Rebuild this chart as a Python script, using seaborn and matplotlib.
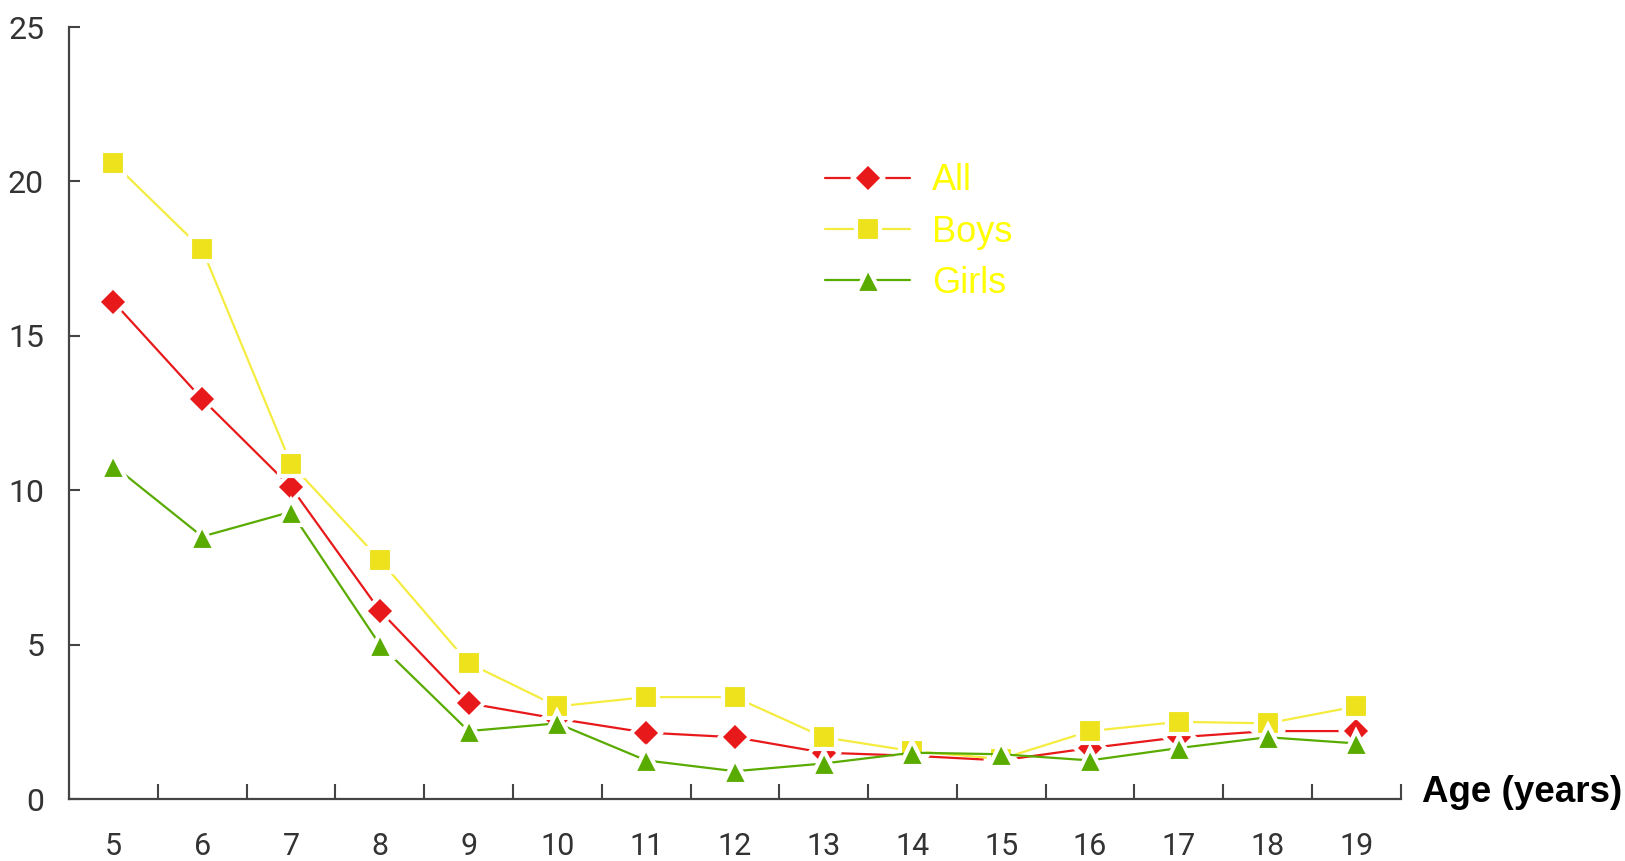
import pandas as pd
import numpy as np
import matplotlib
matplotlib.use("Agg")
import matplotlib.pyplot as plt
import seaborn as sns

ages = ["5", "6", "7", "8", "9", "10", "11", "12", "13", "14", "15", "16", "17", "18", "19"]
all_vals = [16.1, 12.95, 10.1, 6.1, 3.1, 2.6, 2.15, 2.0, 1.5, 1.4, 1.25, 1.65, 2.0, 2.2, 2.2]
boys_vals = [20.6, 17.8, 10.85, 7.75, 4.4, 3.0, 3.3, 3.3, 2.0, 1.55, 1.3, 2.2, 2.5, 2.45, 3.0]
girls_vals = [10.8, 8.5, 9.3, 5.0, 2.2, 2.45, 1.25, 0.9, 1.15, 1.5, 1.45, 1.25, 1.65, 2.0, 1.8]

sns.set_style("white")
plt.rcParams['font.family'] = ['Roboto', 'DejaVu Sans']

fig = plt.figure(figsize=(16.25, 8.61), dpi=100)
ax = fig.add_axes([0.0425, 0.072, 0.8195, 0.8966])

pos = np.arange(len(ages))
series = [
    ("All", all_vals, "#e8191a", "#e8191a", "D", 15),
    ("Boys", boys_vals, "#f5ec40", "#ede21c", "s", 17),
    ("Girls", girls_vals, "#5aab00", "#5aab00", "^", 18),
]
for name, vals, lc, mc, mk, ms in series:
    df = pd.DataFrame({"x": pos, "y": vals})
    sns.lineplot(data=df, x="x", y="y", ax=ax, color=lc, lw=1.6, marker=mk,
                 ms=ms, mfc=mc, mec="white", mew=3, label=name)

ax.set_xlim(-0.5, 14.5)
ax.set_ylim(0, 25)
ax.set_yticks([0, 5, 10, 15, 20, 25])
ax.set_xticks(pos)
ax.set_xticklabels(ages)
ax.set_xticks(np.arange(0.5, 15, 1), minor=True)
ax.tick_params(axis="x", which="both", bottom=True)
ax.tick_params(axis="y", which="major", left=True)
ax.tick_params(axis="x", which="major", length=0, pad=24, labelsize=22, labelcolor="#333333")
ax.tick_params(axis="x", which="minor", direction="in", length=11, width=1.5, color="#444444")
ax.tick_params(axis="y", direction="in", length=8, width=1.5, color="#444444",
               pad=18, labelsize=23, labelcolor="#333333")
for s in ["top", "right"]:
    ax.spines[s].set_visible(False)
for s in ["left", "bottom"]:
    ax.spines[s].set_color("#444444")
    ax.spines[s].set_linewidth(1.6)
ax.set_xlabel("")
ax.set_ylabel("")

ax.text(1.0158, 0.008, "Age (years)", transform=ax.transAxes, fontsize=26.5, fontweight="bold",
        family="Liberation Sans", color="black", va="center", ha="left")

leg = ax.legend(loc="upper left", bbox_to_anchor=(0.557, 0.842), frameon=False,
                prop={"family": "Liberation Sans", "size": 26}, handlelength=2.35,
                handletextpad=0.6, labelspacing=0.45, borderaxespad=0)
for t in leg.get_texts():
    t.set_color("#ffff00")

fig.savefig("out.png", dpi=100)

● ● ● ● ●

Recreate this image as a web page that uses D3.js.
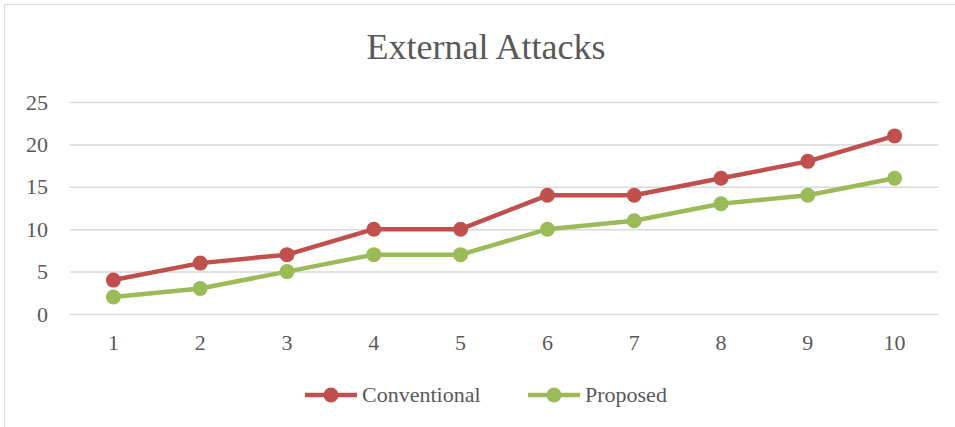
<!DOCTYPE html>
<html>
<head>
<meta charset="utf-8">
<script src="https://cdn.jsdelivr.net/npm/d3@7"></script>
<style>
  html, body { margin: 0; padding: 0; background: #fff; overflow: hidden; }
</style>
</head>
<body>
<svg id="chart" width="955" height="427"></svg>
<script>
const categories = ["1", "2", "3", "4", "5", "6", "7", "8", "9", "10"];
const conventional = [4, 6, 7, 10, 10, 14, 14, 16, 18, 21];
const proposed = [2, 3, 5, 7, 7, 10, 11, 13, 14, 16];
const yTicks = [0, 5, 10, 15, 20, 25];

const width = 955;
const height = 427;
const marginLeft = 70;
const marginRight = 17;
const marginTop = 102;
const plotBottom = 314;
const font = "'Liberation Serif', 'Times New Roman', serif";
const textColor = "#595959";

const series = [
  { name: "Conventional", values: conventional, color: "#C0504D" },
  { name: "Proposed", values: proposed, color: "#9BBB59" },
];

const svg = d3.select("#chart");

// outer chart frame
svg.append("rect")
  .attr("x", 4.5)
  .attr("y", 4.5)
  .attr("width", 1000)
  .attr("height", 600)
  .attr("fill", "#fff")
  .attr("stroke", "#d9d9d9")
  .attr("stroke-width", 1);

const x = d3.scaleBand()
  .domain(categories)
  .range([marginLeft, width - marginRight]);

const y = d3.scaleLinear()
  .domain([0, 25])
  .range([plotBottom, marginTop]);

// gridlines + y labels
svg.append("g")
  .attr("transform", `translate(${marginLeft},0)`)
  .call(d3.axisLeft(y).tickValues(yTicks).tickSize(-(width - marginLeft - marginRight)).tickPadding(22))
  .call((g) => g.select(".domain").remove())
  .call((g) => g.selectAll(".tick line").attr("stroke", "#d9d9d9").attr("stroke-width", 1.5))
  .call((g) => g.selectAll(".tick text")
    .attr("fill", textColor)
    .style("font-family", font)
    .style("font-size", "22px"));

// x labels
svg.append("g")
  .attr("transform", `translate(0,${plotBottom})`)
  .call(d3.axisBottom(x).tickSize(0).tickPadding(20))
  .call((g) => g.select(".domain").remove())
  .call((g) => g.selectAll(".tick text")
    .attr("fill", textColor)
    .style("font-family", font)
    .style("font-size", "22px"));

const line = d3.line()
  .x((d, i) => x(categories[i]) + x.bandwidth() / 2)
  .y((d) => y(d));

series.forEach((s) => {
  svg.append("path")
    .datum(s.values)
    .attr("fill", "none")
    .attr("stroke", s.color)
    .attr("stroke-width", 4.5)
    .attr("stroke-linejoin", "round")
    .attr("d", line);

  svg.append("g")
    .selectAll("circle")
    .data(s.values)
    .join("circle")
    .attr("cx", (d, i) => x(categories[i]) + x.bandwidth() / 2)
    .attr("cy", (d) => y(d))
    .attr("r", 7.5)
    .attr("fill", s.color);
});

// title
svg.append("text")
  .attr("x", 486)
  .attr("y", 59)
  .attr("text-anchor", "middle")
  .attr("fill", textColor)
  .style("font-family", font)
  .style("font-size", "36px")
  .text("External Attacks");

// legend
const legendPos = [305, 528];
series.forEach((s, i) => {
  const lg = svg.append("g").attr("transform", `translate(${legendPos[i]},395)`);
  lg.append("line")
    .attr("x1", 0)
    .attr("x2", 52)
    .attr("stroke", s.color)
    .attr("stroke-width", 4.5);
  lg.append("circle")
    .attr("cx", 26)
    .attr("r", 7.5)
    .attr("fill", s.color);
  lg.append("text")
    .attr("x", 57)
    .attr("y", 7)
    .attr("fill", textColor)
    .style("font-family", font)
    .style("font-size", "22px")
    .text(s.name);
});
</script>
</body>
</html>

● ● ● ● ●

* What needs to be done
Look above for the line with "Rebuild this chart" and copy exactly from it through the line with "import seaborn as sns", both included. Omit the pictures.

* Written solution
Rebuild this chart as a Python script, using seaborn and matplotlib.
import pandas as pd
import numpy as np
import matplotlib
matplotlib.use("Agg")
import matplotlib.pyplot as plt
import seaborn as sns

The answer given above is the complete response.